◆ **Short problem**
Without the pictures, return exactly the lines from the one with "Clone this chart in matplotlib." through the one with "axis_labels = ['0.01', '0.1', '1', '10', '100']". Both end lines belong in the copy.

◆ **Data for this task**
════════════════
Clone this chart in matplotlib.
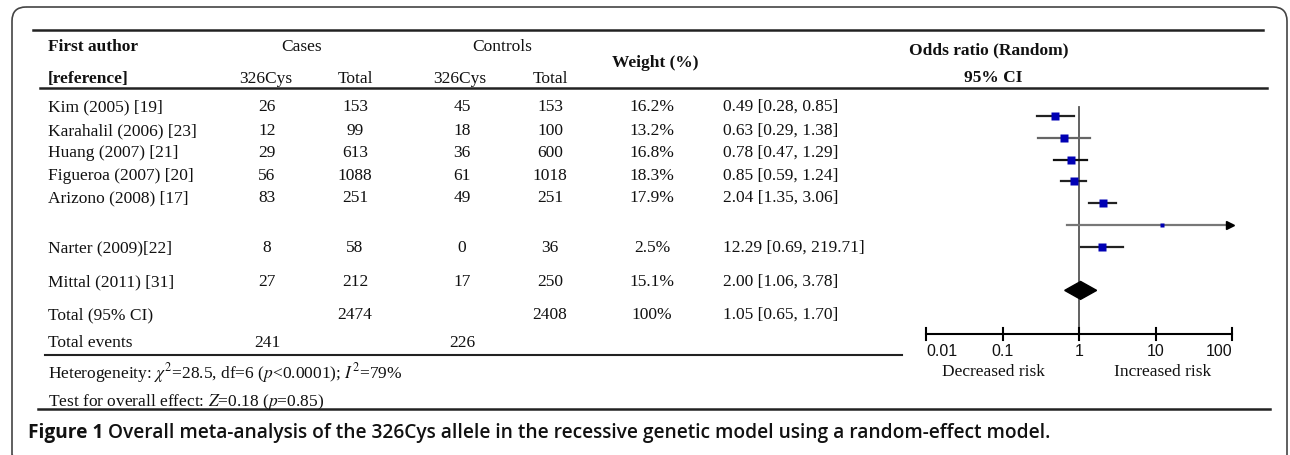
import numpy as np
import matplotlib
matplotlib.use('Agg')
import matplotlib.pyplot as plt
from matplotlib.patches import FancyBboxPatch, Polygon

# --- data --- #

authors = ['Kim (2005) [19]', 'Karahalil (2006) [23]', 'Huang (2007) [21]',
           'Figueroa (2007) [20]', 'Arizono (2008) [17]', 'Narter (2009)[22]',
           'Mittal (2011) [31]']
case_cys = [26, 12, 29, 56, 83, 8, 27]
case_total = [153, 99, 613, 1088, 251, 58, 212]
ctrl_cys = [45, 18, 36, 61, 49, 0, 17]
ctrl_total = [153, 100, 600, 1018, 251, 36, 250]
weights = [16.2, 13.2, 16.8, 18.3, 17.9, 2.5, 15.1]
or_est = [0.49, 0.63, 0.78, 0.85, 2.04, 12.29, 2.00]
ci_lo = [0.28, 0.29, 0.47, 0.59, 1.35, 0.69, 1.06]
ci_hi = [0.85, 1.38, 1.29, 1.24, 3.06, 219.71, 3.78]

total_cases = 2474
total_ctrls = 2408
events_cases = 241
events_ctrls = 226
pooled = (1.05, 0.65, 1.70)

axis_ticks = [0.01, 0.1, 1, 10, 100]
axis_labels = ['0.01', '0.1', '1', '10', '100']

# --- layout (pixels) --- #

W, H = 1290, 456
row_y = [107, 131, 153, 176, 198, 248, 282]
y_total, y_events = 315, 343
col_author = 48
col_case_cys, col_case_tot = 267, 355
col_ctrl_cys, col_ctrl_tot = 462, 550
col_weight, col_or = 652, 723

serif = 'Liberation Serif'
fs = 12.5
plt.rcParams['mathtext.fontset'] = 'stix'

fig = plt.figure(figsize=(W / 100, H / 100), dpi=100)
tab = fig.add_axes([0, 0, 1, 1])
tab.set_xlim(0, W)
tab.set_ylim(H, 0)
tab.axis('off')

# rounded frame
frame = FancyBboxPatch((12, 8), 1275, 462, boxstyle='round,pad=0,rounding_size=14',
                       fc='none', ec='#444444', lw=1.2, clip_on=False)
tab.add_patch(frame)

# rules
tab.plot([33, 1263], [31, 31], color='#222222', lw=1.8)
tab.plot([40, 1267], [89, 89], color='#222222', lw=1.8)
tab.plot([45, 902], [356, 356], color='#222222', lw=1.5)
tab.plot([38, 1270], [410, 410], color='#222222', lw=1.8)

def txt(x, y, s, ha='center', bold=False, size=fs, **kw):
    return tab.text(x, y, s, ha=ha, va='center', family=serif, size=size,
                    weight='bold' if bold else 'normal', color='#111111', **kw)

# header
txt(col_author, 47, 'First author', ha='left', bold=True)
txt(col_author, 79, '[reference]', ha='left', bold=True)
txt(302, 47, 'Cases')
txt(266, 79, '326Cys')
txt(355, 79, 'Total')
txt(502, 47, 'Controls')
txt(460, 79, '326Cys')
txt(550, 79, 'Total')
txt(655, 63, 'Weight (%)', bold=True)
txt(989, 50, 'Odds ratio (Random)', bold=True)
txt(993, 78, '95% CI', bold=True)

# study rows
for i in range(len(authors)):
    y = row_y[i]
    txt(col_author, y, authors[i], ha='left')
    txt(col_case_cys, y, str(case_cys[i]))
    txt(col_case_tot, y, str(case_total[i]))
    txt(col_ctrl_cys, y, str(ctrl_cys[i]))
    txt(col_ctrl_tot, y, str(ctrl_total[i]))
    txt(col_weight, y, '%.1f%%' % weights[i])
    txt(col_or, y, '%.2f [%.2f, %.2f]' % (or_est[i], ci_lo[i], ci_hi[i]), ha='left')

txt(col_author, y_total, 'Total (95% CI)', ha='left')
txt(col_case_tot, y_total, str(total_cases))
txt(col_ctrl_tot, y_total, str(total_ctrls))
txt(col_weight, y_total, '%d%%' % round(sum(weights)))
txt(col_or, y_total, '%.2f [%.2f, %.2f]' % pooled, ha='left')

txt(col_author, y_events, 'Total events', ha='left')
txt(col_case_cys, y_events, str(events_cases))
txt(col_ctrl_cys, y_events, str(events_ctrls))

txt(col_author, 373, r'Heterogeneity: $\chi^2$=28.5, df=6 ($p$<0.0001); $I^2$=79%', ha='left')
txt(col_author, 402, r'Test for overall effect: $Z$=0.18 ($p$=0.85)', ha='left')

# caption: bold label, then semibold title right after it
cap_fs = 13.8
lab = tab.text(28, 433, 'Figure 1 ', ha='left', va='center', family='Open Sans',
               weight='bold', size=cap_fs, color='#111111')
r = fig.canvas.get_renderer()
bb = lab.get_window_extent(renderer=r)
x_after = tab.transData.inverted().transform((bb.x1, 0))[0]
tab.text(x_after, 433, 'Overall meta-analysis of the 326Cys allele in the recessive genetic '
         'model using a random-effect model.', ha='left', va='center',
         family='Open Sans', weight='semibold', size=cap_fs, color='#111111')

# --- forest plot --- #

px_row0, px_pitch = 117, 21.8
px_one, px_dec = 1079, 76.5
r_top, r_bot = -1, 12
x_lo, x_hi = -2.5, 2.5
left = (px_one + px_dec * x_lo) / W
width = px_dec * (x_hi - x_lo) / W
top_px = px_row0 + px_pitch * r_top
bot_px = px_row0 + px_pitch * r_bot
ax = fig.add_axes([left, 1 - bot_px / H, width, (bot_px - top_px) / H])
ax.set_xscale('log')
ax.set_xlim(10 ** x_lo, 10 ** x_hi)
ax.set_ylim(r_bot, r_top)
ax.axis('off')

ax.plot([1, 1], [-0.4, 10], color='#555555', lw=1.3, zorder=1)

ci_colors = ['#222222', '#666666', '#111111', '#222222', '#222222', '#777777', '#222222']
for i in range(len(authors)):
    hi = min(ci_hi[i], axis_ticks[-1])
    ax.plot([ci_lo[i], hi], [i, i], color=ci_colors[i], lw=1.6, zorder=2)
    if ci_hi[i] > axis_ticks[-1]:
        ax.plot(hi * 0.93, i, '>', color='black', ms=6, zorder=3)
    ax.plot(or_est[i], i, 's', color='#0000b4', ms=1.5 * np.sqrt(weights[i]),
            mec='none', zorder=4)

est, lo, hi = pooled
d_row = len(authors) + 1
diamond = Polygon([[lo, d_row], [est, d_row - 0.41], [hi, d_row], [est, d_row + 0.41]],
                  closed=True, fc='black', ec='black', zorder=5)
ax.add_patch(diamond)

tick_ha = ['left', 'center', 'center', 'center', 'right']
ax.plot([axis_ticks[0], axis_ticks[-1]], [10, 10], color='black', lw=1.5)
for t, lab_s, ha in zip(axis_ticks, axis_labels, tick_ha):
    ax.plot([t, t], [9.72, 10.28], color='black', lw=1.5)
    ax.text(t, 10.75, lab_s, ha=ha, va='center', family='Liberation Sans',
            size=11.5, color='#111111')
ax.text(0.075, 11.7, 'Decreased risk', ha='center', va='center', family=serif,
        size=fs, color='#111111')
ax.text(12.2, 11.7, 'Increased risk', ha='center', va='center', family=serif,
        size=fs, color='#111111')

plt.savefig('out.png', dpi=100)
════════════════
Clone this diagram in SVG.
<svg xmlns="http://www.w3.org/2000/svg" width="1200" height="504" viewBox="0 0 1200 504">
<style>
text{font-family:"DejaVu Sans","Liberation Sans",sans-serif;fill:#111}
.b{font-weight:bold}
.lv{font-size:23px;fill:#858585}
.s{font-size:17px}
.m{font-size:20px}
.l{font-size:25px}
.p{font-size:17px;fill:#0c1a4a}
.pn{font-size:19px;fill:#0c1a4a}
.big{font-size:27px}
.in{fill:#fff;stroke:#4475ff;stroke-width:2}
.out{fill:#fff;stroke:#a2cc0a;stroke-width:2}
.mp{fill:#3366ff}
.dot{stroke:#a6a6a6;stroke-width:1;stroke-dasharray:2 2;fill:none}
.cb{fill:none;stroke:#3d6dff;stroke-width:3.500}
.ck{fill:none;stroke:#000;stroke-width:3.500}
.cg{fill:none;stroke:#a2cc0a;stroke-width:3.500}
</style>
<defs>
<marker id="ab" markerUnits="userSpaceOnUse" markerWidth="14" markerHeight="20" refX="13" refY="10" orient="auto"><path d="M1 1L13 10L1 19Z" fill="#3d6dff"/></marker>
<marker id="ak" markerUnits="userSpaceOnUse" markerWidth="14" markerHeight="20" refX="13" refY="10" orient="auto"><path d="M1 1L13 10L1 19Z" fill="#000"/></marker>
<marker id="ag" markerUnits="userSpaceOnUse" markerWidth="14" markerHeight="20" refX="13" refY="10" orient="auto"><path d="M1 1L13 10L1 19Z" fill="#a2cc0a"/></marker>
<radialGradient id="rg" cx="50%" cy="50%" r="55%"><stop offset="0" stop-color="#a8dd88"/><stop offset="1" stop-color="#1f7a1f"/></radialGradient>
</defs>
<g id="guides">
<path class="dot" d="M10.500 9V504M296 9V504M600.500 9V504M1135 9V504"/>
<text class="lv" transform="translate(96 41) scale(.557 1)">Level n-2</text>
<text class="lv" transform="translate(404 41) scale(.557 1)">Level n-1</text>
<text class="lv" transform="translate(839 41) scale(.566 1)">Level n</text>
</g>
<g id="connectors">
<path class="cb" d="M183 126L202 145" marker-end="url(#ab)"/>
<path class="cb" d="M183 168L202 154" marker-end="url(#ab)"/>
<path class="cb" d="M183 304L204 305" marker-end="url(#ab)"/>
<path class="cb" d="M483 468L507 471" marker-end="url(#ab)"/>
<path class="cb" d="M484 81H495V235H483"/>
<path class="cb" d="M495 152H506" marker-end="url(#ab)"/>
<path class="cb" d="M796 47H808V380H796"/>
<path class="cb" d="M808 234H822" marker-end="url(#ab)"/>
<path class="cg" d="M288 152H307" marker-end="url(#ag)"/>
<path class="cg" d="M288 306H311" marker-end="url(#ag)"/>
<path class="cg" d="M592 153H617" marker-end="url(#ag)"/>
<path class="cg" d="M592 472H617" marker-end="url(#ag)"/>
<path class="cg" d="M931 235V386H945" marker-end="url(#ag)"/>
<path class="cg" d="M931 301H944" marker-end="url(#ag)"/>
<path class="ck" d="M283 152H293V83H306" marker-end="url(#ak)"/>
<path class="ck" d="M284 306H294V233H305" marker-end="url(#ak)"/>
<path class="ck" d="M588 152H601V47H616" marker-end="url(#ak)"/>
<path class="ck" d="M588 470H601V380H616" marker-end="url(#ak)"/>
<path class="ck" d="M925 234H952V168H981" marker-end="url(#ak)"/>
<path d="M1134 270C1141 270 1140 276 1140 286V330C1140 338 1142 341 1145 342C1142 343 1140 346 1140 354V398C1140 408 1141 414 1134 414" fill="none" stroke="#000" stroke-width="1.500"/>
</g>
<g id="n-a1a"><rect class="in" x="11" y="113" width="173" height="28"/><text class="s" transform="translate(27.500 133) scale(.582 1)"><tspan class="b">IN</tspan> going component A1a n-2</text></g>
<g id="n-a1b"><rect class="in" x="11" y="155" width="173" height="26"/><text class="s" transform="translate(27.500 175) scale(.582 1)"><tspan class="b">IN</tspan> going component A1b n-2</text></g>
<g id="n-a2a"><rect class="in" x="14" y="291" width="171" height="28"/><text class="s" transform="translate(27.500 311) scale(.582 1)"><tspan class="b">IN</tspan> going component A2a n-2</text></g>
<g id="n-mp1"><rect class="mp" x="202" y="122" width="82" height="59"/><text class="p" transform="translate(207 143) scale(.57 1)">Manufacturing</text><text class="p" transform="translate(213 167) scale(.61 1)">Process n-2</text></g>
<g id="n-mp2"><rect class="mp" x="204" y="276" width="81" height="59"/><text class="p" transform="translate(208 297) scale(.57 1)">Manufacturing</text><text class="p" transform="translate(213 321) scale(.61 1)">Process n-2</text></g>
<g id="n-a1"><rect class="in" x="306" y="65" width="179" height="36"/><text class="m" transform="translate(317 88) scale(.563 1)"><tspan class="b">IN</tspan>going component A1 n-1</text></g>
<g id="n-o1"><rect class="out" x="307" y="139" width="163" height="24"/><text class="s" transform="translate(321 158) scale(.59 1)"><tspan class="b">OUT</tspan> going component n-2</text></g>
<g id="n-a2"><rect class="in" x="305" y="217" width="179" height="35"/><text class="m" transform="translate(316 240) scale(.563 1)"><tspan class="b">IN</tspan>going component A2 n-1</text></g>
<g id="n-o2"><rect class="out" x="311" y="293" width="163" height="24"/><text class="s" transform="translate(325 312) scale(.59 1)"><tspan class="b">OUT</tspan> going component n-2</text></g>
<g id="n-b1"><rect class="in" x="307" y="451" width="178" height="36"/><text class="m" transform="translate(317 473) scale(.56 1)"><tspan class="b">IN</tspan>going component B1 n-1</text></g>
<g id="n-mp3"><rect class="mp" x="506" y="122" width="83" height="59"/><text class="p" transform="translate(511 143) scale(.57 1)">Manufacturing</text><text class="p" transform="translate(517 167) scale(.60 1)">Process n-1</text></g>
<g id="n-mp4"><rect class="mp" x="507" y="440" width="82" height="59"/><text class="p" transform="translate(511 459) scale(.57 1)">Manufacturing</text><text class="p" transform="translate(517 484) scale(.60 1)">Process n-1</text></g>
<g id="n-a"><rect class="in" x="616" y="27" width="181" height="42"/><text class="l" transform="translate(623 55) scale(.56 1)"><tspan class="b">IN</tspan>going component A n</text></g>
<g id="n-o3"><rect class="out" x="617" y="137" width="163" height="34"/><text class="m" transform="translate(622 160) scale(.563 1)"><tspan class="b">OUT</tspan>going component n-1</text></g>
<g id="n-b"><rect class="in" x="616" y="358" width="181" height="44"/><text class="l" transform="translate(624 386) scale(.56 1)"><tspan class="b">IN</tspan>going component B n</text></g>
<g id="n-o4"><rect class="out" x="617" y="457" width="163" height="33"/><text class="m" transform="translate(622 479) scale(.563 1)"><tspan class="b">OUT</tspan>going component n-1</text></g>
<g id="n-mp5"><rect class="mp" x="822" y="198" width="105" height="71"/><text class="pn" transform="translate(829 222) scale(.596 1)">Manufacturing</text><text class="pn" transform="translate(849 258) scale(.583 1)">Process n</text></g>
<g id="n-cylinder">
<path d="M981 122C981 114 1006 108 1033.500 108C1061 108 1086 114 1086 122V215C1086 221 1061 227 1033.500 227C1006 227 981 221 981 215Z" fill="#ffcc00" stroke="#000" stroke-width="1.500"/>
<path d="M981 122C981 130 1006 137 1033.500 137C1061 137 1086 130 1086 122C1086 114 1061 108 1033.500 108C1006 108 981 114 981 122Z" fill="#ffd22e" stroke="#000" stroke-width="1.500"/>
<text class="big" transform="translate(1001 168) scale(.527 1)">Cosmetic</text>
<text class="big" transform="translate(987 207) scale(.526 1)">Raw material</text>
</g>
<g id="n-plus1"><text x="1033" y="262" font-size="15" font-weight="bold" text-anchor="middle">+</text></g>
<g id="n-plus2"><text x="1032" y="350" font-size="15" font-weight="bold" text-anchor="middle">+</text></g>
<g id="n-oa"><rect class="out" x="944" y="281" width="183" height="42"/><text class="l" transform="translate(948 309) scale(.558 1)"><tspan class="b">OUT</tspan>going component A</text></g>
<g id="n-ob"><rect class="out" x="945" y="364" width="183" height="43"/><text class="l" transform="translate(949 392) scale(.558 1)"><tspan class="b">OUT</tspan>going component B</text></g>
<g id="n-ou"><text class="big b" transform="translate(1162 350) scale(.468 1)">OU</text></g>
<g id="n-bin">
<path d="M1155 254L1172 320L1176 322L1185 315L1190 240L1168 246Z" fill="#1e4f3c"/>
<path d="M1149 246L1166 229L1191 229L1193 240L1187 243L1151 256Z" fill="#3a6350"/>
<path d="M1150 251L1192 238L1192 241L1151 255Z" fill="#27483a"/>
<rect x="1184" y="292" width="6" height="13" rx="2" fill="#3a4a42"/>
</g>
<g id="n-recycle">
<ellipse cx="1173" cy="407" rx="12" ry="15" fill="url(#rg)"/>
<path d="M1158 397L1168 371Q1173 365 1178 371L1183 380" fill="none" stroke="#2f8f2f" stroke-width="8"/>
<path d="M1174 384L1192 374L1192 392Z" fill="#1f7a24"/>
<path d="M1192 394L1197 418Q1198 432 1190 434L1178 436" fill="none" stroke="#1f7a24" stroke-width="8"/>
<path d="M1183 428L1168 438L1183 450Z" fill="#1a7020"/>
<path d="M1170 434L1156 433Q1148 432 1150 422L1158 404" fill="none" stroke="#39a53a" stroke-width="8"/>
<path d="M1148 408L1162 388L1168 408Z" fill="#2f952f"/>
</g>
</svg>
════════════════
◆ **Written solution**
Clone this chart in matplotlib.
import numpy as np
import matplotlib
matplotlib.use('Agg')
import matplotlib.pyplot as plt
from matplotlib.patches import FancyBboxPatch, Polygon

# --- data --- #

authors = ['Kim (2005) [19]', 'Karahalil (2006) [23]', 'Huang (2007) [21]',
           'Figueroa (2007) [20]', 'Arizono (2008) [17]', 'Narter (2009)[22]',
           'Mittal (2011) [31]']
case_cys = [26, 12, 29, 56, 83, 8, 27]
case_total = [153, 99, 613, 1088, 251, 58, 212]
ctrl_cys = [45, 18, 36, 61, 49, 0, 17]
ctrl_total = [153, 100, 600, 1018, 251, 36, 250]
weights = [16.2, 13.2, 16.8, 18.3, 17.9, 2.5, 15.1]
or_est = [0.49, 0.63, 0.78, 0.85, 2.04, 12.29, 2.00]
ci_lo = [0.28, 0.29, 0.47, 0.59, 1.35, 0.69, 1.06]
ci_hi = [0.85, 1.38, 1.29, 1.24, 3.06, 219.71, 3.78]

total_cases = 2474
total_ctrls = 2408
events_cases = 241
events_ctrls = 226
pooled = (1.05, 0.65, 1.70)

axis_ticks = [0.01, 0.1, 1, 10, 100]
axis_labels = ['0.01', '0.1', '1', '10', '100']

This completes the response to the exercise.